#### [DIRECTIVE]
In the material below, list every line carrying the string "Write".

#### [RECORDED INFORMATION]
-- BEGIN --
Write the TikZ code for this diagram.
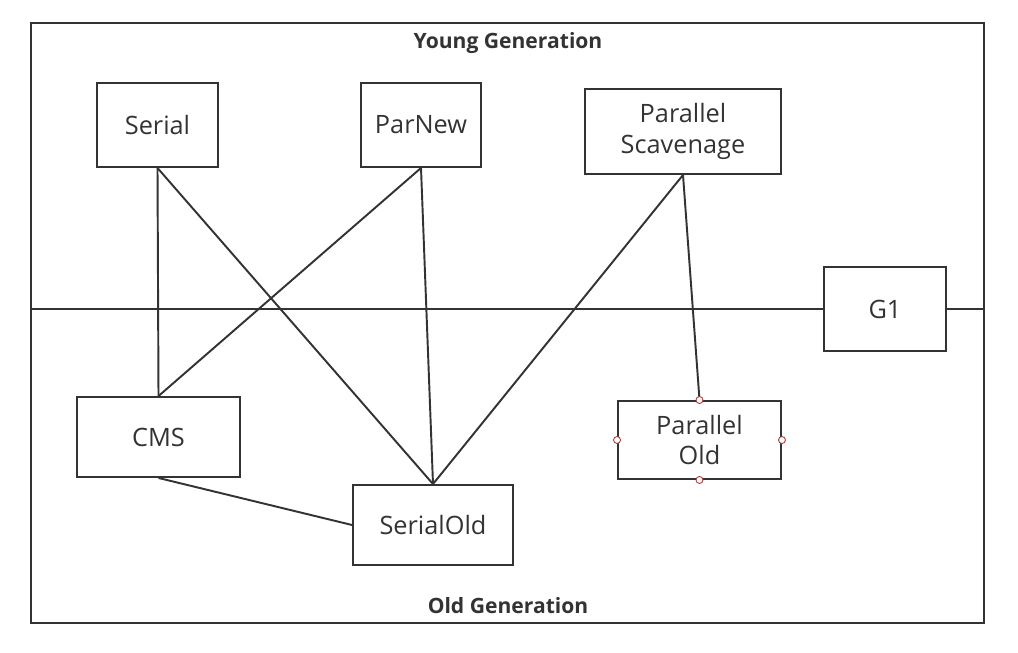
-- END --
-- BEGIN --
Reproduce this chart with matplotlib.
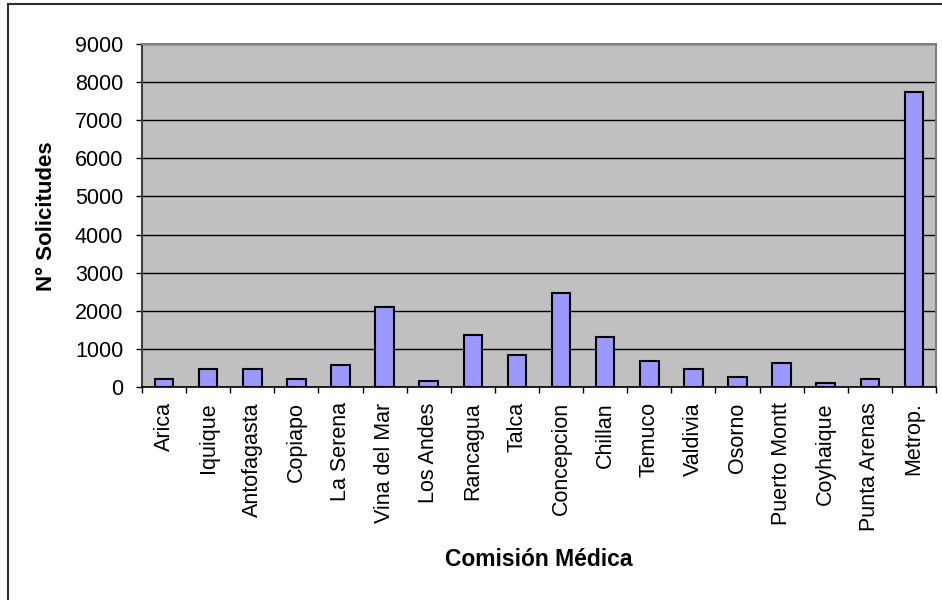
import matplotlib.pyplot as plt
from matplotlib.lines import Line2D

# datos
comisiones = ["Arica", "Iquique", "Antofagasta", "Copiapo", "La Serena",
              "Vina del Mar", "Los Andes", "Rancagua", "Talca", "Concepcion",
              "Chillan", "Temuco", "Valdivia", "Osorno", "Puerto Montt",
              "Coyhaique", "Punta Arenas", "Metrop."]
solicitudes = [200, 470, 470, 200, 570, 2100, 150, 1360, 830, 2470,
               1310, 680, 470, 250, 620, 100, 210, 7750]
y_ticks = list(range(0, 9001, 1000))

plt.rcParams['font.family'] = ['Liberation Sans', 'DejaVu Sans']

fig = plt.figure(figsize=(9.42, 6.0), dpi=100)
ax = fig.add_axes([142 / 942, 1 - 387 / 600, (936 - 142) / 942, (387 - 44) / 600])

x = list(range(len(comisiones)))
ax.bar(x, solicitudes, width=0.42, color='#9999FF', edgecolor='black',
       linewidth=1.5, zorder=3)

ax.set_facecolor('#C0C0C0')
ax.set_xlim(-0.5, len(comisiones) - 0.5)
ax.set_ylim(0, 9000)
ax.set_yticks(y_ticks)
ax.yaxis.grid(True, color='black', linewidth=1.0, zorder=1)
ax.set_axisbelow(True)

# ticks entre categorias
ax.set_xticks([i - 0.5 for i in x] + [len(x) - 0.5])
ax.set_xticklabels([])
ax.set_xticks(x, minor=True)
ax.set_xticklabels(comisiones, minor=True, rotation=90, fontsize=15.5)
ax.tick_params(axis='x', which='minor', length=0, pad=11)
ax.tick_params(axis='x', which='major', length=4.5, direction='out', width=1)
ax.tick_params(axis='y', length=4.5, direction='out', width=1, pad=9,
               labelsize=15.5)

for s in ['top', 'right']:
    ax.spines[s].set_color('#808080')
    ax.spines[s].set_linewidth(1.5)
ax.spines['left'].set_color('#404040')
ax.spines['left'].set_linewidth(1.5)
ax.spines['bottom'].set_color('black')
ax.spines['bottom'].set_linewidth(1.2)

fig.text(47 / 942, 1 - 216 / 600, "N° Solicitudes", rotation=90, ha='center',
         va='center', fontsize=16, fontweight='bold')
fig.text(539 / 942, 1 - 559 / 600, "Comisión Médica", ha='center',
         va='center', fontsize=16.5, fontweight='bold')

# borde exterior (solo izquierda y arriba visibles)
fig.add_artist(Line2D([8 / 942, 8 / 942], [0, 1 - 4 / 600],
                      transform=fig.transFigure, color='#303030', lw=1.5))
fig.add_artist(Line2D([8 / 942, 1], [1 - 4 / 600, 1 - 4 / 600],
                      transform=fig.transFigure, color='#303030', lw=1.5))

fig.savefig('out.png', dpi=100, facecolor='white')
-- END --
-- BEGIN --
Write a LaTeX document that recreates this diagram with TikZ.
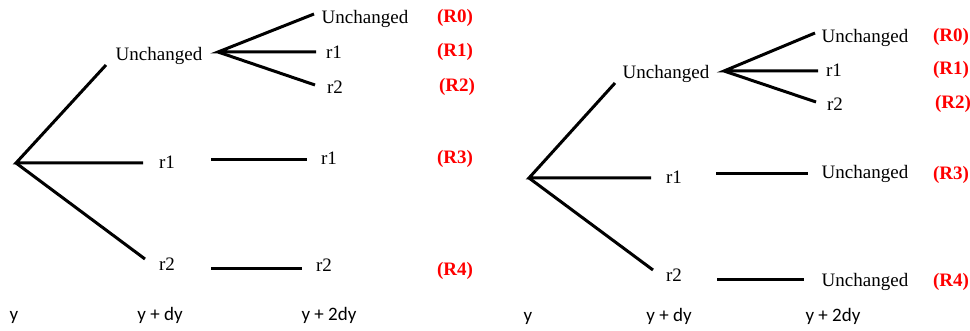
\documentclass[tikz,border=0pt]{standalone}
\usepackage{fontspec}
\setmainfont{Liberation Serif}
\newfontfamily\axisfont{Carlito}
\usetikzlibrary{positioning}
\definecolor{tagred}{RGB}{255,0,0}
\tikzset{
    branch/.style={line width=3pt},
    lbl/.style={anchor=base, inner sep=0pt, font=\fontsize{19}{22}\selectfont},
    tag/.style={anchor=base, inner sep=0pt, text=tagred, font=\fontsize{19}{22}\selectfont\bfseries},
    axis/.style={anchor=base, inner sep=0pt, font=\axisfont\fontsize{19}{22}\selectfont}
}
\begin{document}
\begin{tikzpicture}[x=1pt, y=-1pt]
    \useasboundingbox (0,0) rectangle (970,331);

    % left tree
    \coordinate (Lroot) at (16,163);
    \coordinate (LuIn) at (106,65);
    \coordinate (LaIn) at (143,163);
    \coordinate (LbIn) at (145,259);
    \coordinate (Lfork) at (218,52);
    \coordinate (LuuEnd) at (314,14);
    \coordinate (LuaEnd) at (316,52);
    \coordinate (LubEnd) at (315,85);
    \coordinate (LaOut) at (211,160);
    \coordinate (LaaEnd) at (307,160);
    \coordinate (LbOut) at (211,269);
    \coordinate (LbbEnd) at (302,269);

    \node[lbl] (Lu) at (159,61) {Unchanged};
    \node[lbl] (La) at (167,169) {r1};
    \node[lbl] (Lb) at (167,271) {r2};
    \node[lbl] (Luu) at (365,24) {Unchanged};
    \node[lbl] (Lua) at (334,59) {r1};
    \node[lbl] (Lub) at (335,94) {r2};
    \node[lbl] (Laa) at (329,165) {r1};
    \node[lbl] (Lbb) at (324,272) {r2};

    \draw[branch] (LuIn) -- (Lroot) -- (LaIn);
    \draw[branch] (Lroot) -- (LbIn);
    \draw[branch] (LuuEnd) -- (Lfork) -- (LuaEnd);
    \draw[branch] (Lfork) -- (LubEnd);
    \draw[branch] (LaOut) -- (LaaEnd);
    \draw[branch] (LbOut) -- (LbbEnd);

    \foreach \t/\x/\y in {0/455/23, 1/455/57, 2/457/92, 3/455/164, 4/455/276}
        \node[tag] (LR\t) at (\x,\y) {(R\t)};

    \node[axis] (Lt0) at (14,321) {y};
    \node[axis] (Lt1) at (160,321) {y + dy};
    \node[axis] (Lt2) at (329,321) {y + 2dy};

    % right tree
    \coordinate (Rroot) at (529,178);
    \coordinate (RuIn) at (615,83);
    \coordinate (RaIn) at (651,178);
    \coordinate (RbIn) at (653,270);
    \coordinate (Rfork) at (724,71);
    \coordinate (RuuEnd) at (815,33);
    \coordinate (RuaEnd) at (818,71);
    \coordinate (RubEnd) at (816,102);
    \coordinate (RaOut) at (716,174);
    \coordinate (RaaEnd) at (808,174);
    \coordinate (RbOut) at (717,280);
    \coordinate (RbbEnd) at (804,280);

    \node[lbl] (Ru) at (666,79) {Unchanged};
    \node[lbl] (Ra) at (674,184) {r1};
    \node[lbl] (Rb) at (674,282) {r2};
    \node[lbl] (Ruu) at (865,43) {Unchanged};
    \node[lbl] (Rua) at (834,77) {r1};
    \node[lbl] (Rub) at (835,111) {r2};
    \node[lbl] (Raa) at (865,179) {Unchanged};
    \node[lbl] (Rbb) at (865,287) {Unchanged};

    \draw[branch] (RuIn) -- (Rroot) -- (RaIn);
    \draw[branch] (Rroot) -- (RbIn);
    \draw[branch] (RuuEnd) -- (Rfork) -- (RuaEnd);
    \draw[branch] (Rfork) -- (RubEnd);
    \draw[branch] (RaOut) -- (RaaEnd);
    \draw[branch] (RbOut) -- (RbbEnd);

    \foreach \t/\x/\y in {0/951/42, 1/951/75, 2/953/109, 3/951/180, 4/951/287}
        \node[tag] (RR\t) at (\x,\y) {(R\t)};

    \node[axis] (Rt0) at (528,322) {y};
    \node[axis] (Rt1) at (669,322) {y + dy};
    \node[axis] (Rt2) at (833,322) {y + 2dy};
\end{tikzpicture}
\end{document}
-- END --
#### [THE RESULT]
Write the TikZ code for this diagram.
Write a LaTeX document that recreates this diagram with TikZ.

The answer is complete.